Switching up the Story

So I decided to switch up my short story.

I felt like my older idea couldn't fit into Man v. Man conflict, so I am instead going with another idea, which I have written into a draft.

It's about a man watching another man and a woman talk. He narrates the story, seeing how both the man and the woman really want to have a true conversation, but can't, and therefore resolve not to talk at all.

The outside man views this, and reflects on it.

It's less crazy than my last idea, but it could be okay.



Using an Unreliable Narrator

The following is a short sequence that I've written using an unreliable narrator. Feel free to comment.


I’m a bastard.

I thought you should know this before I got into this whole shitty situation, as it may be helpful to figure out what the hell I’m talking about. She, on the other hand, isn’t a bastard, just so you know too.

All I did was tell her how I felt. I figured being honest was the best way to cut it all off, but I guess she didn’t feel the same. When I told her, she started crying, and I calmly asked her to stop. When she didn’t, my inner bastard came out and I flipped some shit and walked out.

Now, three days later, I’m at her goddamn door and she’s not answering. Pisses the fuck out of me… does that sentence make sense? Fuck if it it doesn’t.

Anyway, I wrote her a letter and left. I think it was a nice one, but hell if I know. It could be heinous by your standards, but to mine it seems pretty damn cordial.

I got in my ford escort and got the fuck out of there.


I used a self-criminalizing technique to undermine my narrator. By the narrator admitting that he's unreliable, or at least skewed, it puts doubts in the readers mind. That, combined with an admitted skewing of the narrators perspective, also in turn let the readers know that it is in fact skewed, therefore making him even more unreliable.

Also, by not including any dialogue, I took away all the 'hard evidence' of the situation... giving the reader only the narrators point of view and inner thoughts of the said events, rather than any inkling of their true nature.

Therefore, I think I've mad a pretty unreliable narrator.


Plots & Conflicts

I've been mulling the idea around for our first fiction project in my head for quite some time now.

Here's what I've got.

I want to do a story where the conflict is between two men. One happens to do most of the talking, where the other talks, say, sparingly.

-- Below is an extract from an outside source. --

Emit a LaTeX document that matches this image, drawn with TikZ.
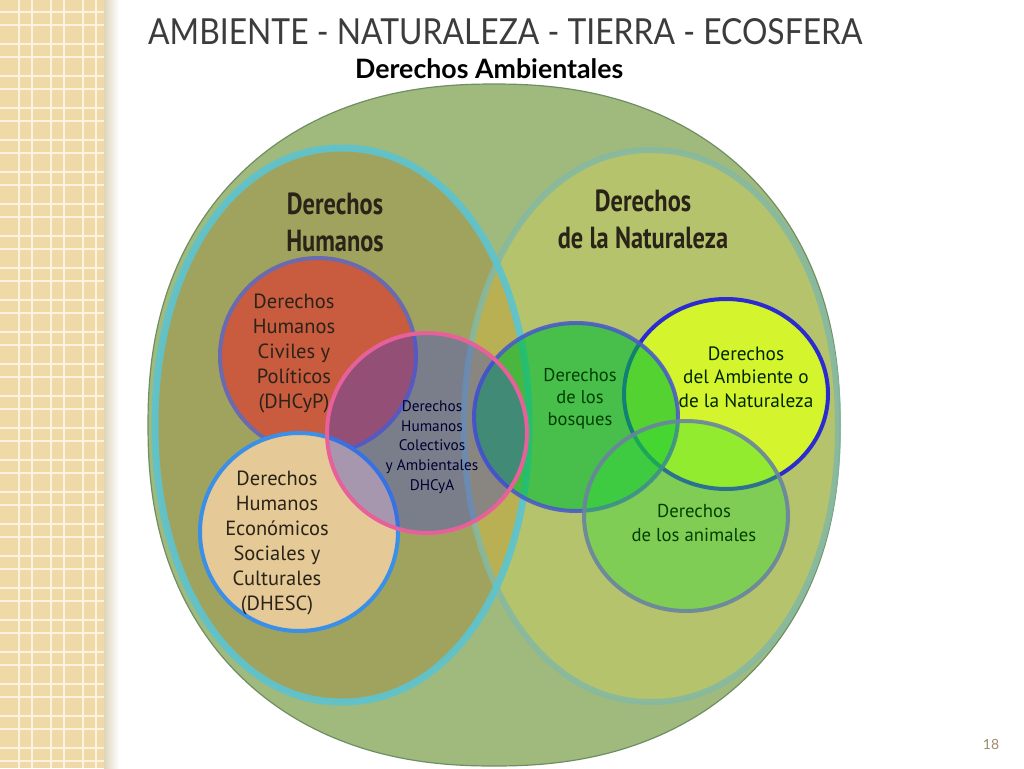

The conflict esclates, mostly about loniliness, and then is resolved.

The quiet man ends up being a coffee machine.

Hope you dig it.


What makes a Character?

This question seems to hold a good amount of weight when it comes to Creative Writing. Almost every narrative story has at least one character, and it is in those characters where we relate and remember, forgive and forget, and liken ourselves too.

But any John Doe with a pen and some paper can create a character... but it's only great writer's who create ones that are complex enough to become part of our lives after we put down the book.

What makes a character fully developed?

To me, I believe it lies within the author's ability to write what is not written directly on the page.

What I mean by this is that the some of the greatest characters in literature (Holden Caulfield, Seymour Glass, Zooey Glass, Franny Glass [I apologize for all the Salinger references... I can't help it]) have the majority of their emotions lie below the surface. Great writers (like Salinger) can give a character such complexity that them not writing something makes the character even deeper. Real people don't go around and gloat about their thought processes and problems, do they? No. So when authors try to develop characters in that vein it inevitably fails.

Although I sadly haven't read much of Hemingway (The Sun Also Rises is sitting pretty high on my to-read list), I believe that his iceberg philosophy of writing can be attributed directly into characterization. His characters in "Hills Like White Elephants" show this perfectly. They are so deep and personal but say so little.

Great characters are complex, but realistic characters who people can relate too. So, great characterization comes from achieving those goals.